Législatives : chaque voix se compte en euros

Le financement public des partis dépend principalement de leurs résultats aux législatives. Ce qui pousse à la multiplication des étiquettes et à la dispersion des forces.

Michel Soudais  • 31 mai 2017 abonné·es
Législatives : chaque voix se compte en euros
© SAMUEL COULON / Citizenside / AFP

Le sujet n’est pas de ceux que les dirigeants politiques évoquent en public. C’est toutefois une préoccupation commune à tous les partis. Sans exception. Pour tous, petits ou grands, les élections législatives constituent la principale source de financement public. Et cette manne peut représenter jusqu’à la moitié du budget de certaines formations – 45,3 % au Parti socialiste, 45,8 % au Front national, 51,4 % chez Les Républicains en 2015. D’où une multiplication des candidatures et des querelles d’étiquette.

Le financement public des partis politiques procède de la loi du 11 mars 1988, qui, la première, a voulu rendre transparente financièrement la vie politique après quelques scandales retentissants. Modifiée à plusieurs reprises, cette loi instaure un contrôle du financement des partis et des campagnes électorales, et leur assure en contrepartie un financement public de leurs dépenses permanentes calculé selon deux critères cumulatifs.

Une première fraction est attribuée en fonction de leur résultat aux élections législatives. Peuvent y prétendre les partis ou groupements politiques ayant présenté des candidats ayant obtenu au moins 1 % des suffrages exprimés dans au moins cinquante circonscriptions (en outremer, un seul candidat suffit). L’enveloppe globale de cette première fraction (34,335 millions d’euros en 2017) étant à partager entre les formations qui satisfont à ce critère, « le prix de la voix » peut varier d’une mandature à l’autre. Il était de 1,60 euro par an entre 2007 et 2012, et de 1,42 euro par an entre 2012 et 2017. En cas de non-respect de la parité, ce montant est toutefois diminué d’un pourcentage égal aux trois-quarts de l’écart entre chaque sexe rapporté au nombre total de candidats présentés. Pour n’avoir aligné que 129 femmes pour 377 hommes, Les Républicains (auparavant l’UMP) ont été privés de 3,6 millions d’euros par an, leurs voix ne leur rapportant plus que 0,90 euro par an et l’État conservant les pénalités. Le PS, qui avait présenté 226 femmes pour 305 hommes, a été pénalisé de 1,3 million d’euros par an.
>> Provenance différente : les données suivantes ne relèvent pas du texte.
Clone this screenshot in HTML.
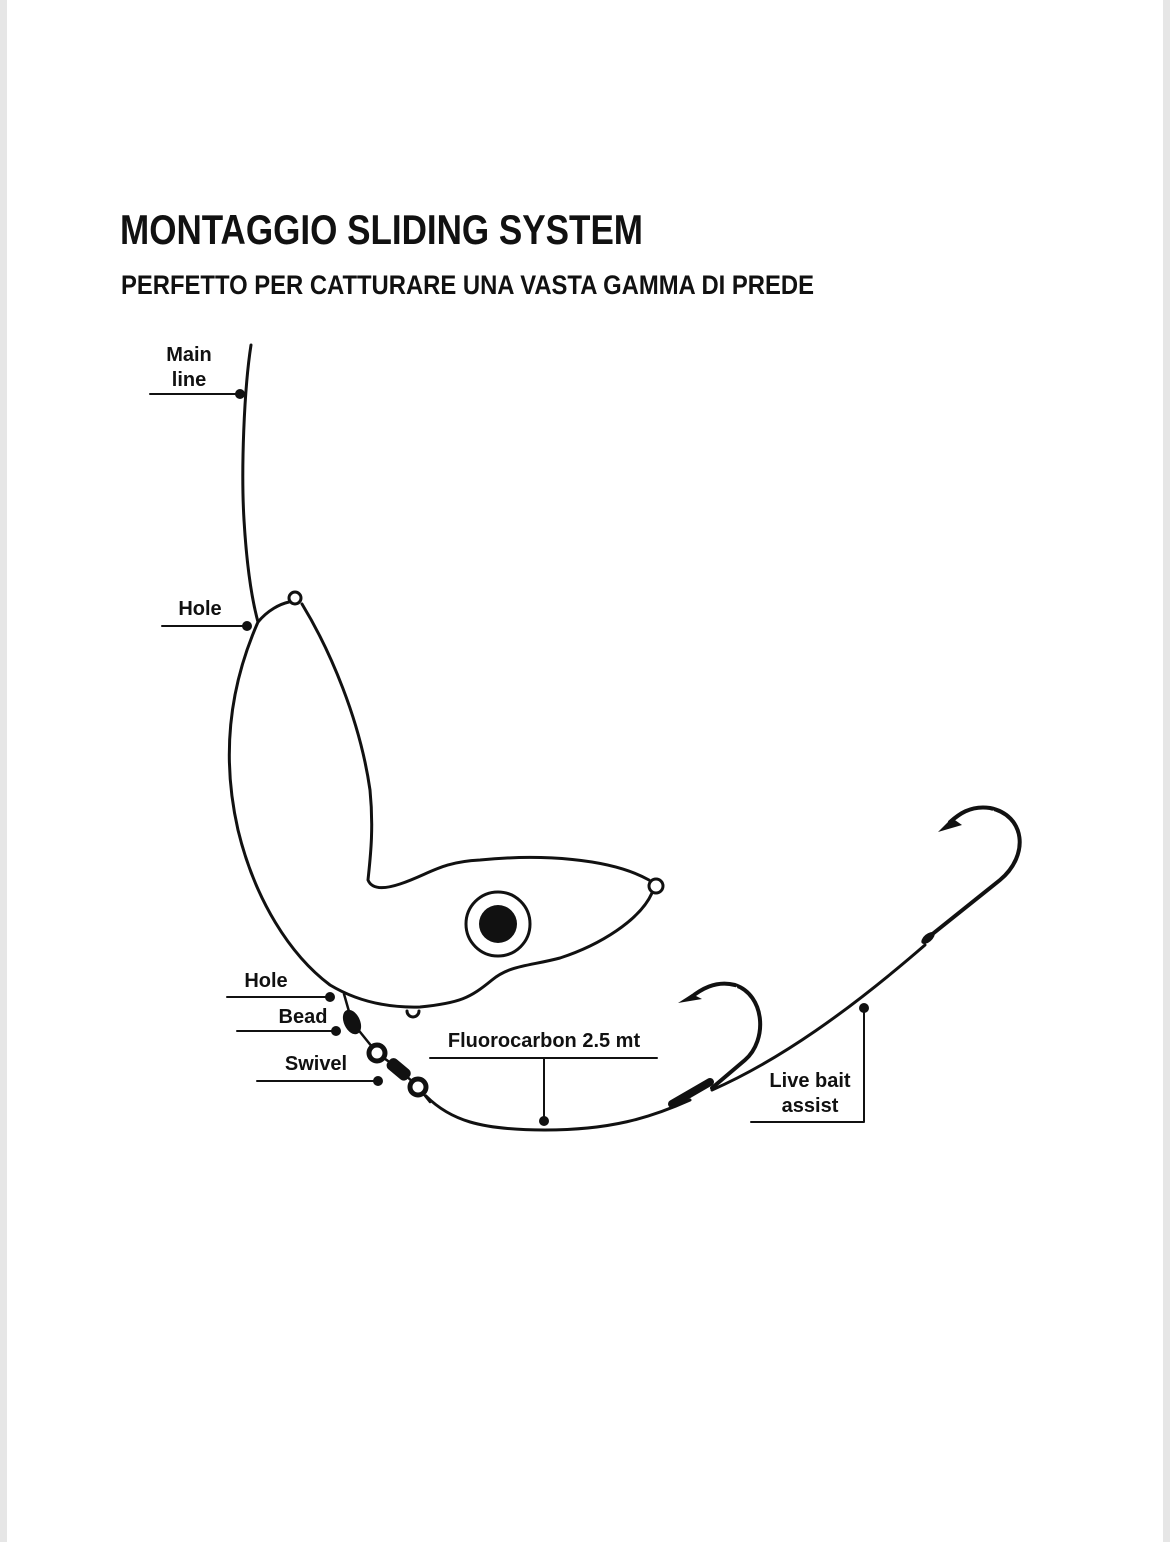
<!DOCTYPE html>
<html><head><meta charset="utf-8"><style>
html,body{margin:0;padding:0;background:#fff}
body{width:1170px;height:1542px;overflow:hidden}
</style></head><body>
<svg width="1170" height="1542" viewBox="0 0 1170 1542" xmlns="http://www.w3.org/2000/svg">
<rect x="0" y="0" width="1170" height="1542" fill="#fff"/>
<rect x="0" y="0" width="7" height="1542" fill="#e6e6e6"/>
<rect x="1163" y="0" width="7" height="1542" fill="#e6e6e6"/>
<text x="120" y="244" font-family="Liberation Sans Narrow, Liberation Sans, sans-serif" font-weight="bold" font-size="42" textLength="523" lengthAdjust="spacingAndGlyphs" fill="#111">MONTAGGIO SLIDING SYSTEM</text>
<text x="121" y="294" font-family="Liberation Sans Narrow, Liberation Sans, sans-serif" font-weight="bold" font-size="27" textLength="693" lengthAdjust="spacingAndGlyphs" fill="#111">PERFETTO PER CATTURARE UNA VASTA GAMMA DI PREDE</text>

<g fill="none" stroke="#111" stroke-width="3" stroke-linecap="round" stroke-linejoin="round">
<path d="M251 345 C244 390 241 470 244 520 C247 570 252 600 258 622"/>
<path d="M258 622 C268 610 280 604 289 602 M302 604 C330 650 360 720 370 790 C374 830 370 860 368 880 C372 890 385 889 400 884 C430 874 440 862 480 860 C540 854 610 858 649 880 M652 893 C640 920 600 945 560 958 C530 966 510 965 492 980 C470 998 460 1003 420 1007 C385 1008 355 1000 330 985 C290 955 255 900 238 830 C222 760 228 690 258 622"/>
<circle cx="295" cy="598" r="6"/>
<circle cx="656" cy="886" r="7"/>
<path d="M407 1011 a6 6 0 1 0 12 0"/>
<circle cx="498" cy="924" r="32"/>
<path d="M344 994 L352 1022 L377 1053 L399 1069 L418 1087 L430 1102" stroke-width="2.5"/>
<path d="M426 1096 C450 1120 480 1130 545 1130 C610 1130 650 1118 690 1100"/>
<path d="M712 1090 C780 1060 850 1010 925 945"/>
<path d="M712 1088 L745 1060 C768 1040 765 995 735 985 C715 980 700 990 690 998" stroke-width="4"/>
<path d="M930 936 L1000 880 C1030 855 1025 815 990 808 C970 805 958 815 950 822" stroke-width="4"/>
<g stroke-width="2">
<path d="M150 394 H240 M162 626 H247 M227 997 H330 M237 1031 H336 M257 1081 H378 M430 1058 H657 M544 1058 V1121 M751 1122 H864 V1008"/>
</g>
</g>
<g fill="#fff" stroke="#fff"><path d="M733 990 L737 987" stroke-width="1.2"/><path d="M990 812 L994 811" stroke-width="1.2"/></g>
<path d="M692 994 L678 1003 L702 999 Z" fill="#111"/>
<path d="M952 818 L938 832 L962 825 Z" fill="#111"/>
<path d="M672 1104 L710 1082" stroke="#111" stroke-width="8" stroke-linecap="round"/>
<ellipse cx="928" cy="938" rx="8" ry="4" transform="rotate(-40 928 938)" fill="#111"/>
<ellipse cx="352" cy="1022" rx="8" ry="13" transform="rotate(-25 352 1022)" fill="#111"/>
<g fill="#fff" stroke="#111" stroke-width="5">
<circle cx="377" cy="1053" r="8"/>
<circle cx="418" cy="1087" r="8"/>
</g>
<rect x="386" y="1063" width="26" height="13" rx="5" transform="rotate(40 399 1069)" fill="#111"/>
<g fill="#111">
<circle cx="498" cy="924" r="19"/>
<circle cx="240" cy="394" r="5"/>
<circle cx="247" cy="626" r="5"/>
<circle cx="330" cy="997" r="5"/>
<circle cx="336" cy="1031" r="5"/>
<circle cx="378" cy="1081" r="5"/>
<circle cx="544" cy="1121" r="5"/>
<circle cx="864" cy="1008" r="5"/>
</g>
<g font-family="Liberation Sans, sans-serif" font-weight="bold" font-size="20" fill="#111" text-anchor="middle">
<text x="189" y="361">Main</text>
<text x="189" y="386">line</text>
<text x="200" y="615">Hole</text>
<text x="266" y="987">Hole</text>
<text x="303" y="1023">Bead</text>
<text x="316" y="1070">Swivel</text>
<text x="544" y="1047">Fluorocarbon 2.5 mt</text>
<text x="810" y="1087">Live bait</text>
<text x="810" y="1112">assist</text>
</g>
</svg>
</body></html>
Une deuxième fraction – d’un montant identique – est attribuée aux partis et groupements politiques bénéficiaires de la première fraction en fonction du nombre de parlementaires ayant déclaré au bureau de leur assemblée, au cours du mois de novembre, y être inscrits ou s’y rattacher (37 731 euros par an par député ou sénateur en 2017). Le montant total de l’aide publique s’est ainsi élevé cette année à 63,1 millions d’euros. Et les principaux bénéficiaires étaient le PS (24,8 millions avec 392 élus) et LR (18,6 avec 333 élus) loin devant le FN (5,1 avec 4 élus), le PCF (2,9 avec 27 élus) et EELV (2,8 avec 19 élus).

Les partis ayant intérêt à présenter des candidats dans le maximum de circonscriptions, le nombre de ces derniers n’a cessé d’augmenter depuis 1988, passant en moyenne de 5 à 14 candidats par circonscription cette année. D’où aussi une floraison de partis confidentiels, en quête d’un financement. Le Trèfle, un parti écolo inexistant, avec 70 000 voix en 2012 a reçu depuis 92 000 euros par an. Ce financement qui permet l’émergence de formations nouvelles est aussi une des causes des crispations autour des investitures entre La République en marche (LREM) et le MoDem, ainsi qu’entre la France insoumise (FI) et le PCF. Une situation qui, pour ces deux dernières, s’est jouée à front renversé d’une élection à l’autre.

En 2012, le PCF n’avait accepté de soutenir Jean-Luc Mélenchon à la présidentielle qu’à la condition d’un accord aux législatives lui réservant 80 % des circonscriptions en métropole, ses partenaires du Front de gauche (PG, GU, Fase) se partageant les 20 % de reliquat. En juin 2011, lors d’une conférence nationale qui devait acter ce « marché », Marie-George Buffet avait dû jouer de son autorité contre des délégués communistes qui s’inquiétaient publiquement d’un possible manque à gagner financier. Entre la FI, qui, pour continuer à populariser son programme, « L’Avenir en commun », a besoin de ressources et d’envoyer des porte-parole au Palais Bourbon, et le PCF, qui n’en a pas moins besoin pour exister, les divergences de projet et de stratégie étaient trop grandes pour concilier des intérêts matériels divergents.